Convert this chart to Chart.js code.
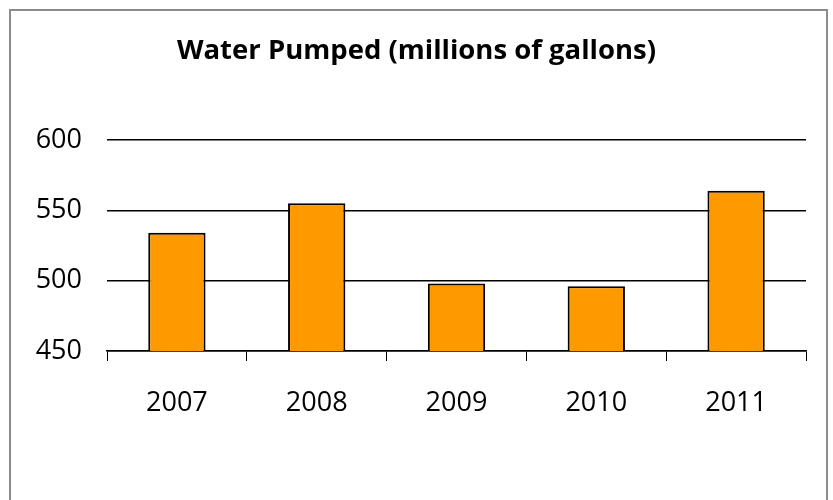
<!DOCTYPE html>
<html>
<head>
<meta charset="utf-8">
<script src="https://cdn.jsdelivr.net/npm/chart.js@4/dist/chart.umd.min.js"></script>
<style>
  html, body { margin: 0; padding: 0; background: #fff; }
  #wrap { width: 833px; height: 500px; position: relative; }
</style>
</head>
<body>
<div id="wrap"><canvas id="chart"></canvas></div>
<script>
const years = ['2007', '2008', '2009', '2010', '2011']
const waterPumped = [534, 555, 498, 496, 564]
const yTicks = [450, 500, 550, 600]

// grey frame round the whole chart, like the spreadsheet export
const frame = {
  id: 'frame',
  beforeDraw(chart) {
    const ctx = chart.ctx
    ctx.save()
    ctx.strokeStyle = '#8c8c8c'
    ctx.lineWidth = 2
    ctx.strokeRect(10, 10, 817, 520)
    ctx.restore()
  }
}

new Chart(document.getElementById('chart'), {
  type: 'bar',
  data: {
    labels: years,
    datasets: [{
      label: 'Water Pumped',
      data: waterPumped,
      backgroundColor: '#ff9900',
      borderColor: '#000',
      borderWidth: 2,
      categoryPercentage: 1,
      barPercentage: 0.41
    }]
  },
  options: {
    responsive: true,
    maintainAspectRatio: false,
    animation: false,
    layout: { padding: { left: 27, right: 27, top: 0, bottom: 0 } },
    plugins: {
      legend: { display: false },
      tooltip: { enabled: false },
      title: {
        display: true,
        text: 'Water Pumped (millions of gallons)',
        color: '#000',
        font: { family: 'Open Sans', size: 27.5, weight: 'bold' },
        padding: { top: 35, bottom: 72 }
      }
    },
    scales: {
      x: {
        grid: { display: true, drawOnChartArea: false, color: '#000', tickLength: 10, offset: true },
        border: { display: true, color: '#000', width: 1.5 },
        ticks: { color: '#000', padding: 26, font: { family: 'Open Sans', size: 27 } },
        afterFit(scale) { scale.height = 149 }
      },
      y: {
        min: 450,
        max: 600,
        afterBuildTicks(scale) { scale.ticks = yTicks.map(v => ({ value: v })) },
        grid: { color: '#000', lineWidth: 1.5, drawTicks: false },
        border: { display: false },
        ticks: { color: '#000', padding: 25, font: { family: 'Open Sans', size: 27 } },
        afterFit(scale) { scale.width = 80 }
      }
    }
  },
  plugins: [frame]
})
</script>
</body>
</html>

PROBLEM DESCRIPTION:
Make an exact copy of the whole listing, but don't bring over any pictures.

EXERCISE ANSWER:
Convert this chart to Chart.js code.
<!DOCTYPE html>
<html>
<head>
<meta charset="utf-8">
<script src="https://cdn.jsdelivr.net/npm/chart.js@4/dist/chart.umd.min.js"></script>
<style>
  html, body { margin: 0; padding: 0; background: #fff; }
  #wrap { width: 833px; height: 500px; position: relative; }
</style>
</head>
<body>
<div id="wrap"><canvas id="chart"></canvas></div>
<script>
const years = ['2007', '2008', '2009', '2010', '2011']
const waterPumped = [534, 555, 498, 496, 564]
const yTicks = [450, 500, 550, 600]

// grey frame round the whole chart, like the spreadsheet export
const frame = {
  id: 'frame',
  beforeDraw(chart) {
    const ctx = chart.ctx
    ctx.save()
    ctx.strokeStyle = '#8c8c8c'
    ctx.lineWidth = 2
    ctx.strokeRect(10, 10, 817, 520)
    ctx.restore()
  }
}

new Chart(document.getElementById('chart'), {
  type: 'bar',
  data: {
    labels: years,
    datasets: [{
      label: 'Water Pumped',
      data: waterPumped,
      backgroundColor: '#ff9900',
      borderColor: '#000',
      borderWidth: 2,
      categoryPercentage: 1,
      barPercentage: 0.41
    }]
  },
  options: {
    responsive: true,
    maintainAspectRatio: false,
    animation: false,
    layout: { padding: { left: 27, right: 27, top: 0, bottom: 0 } },
    plugins: {
      legend: { display: false },
      tooltip: { enabled: false },
      title: {
        display: true,
        text: 'Water Pumped (millions of gallons)',
        color: '#000',
        font: { family: 'Open Sans', size: 27.5, weight: 'bold' },
        padding: { top: 35, bottom: 72 }
      }
    },
    scales: {
      x: {
        grid: { display: true, drawOnChartArea: false, color: '#000', tickLength: 10, offset: true },
        border: { display: true, color: '#000', width: 1.5 },
        ticks: { color: '#000', padding: 26, font: { family: 'Open Sans', size: 27 } },
        afterFit(scale) { scale.height = 149 }
      },
      y: {
        min: 450,
        max: 600,
        afterBuildTicks(scale) { scale.ticks = yTicks.map(v => ({ value: v })) },
        grid: { color: '#000', lineWidth: 1.5, drawTicks: false },
        border: { display: false },
        ticks: { color: '#000', padding: 25, font: { family: 'Open Sans', size: 27 } },
        afterFit(scale) { scale.width = 80 }
      }
    }
  },
  plugins: [frame]
})
</script>
</body>
</html>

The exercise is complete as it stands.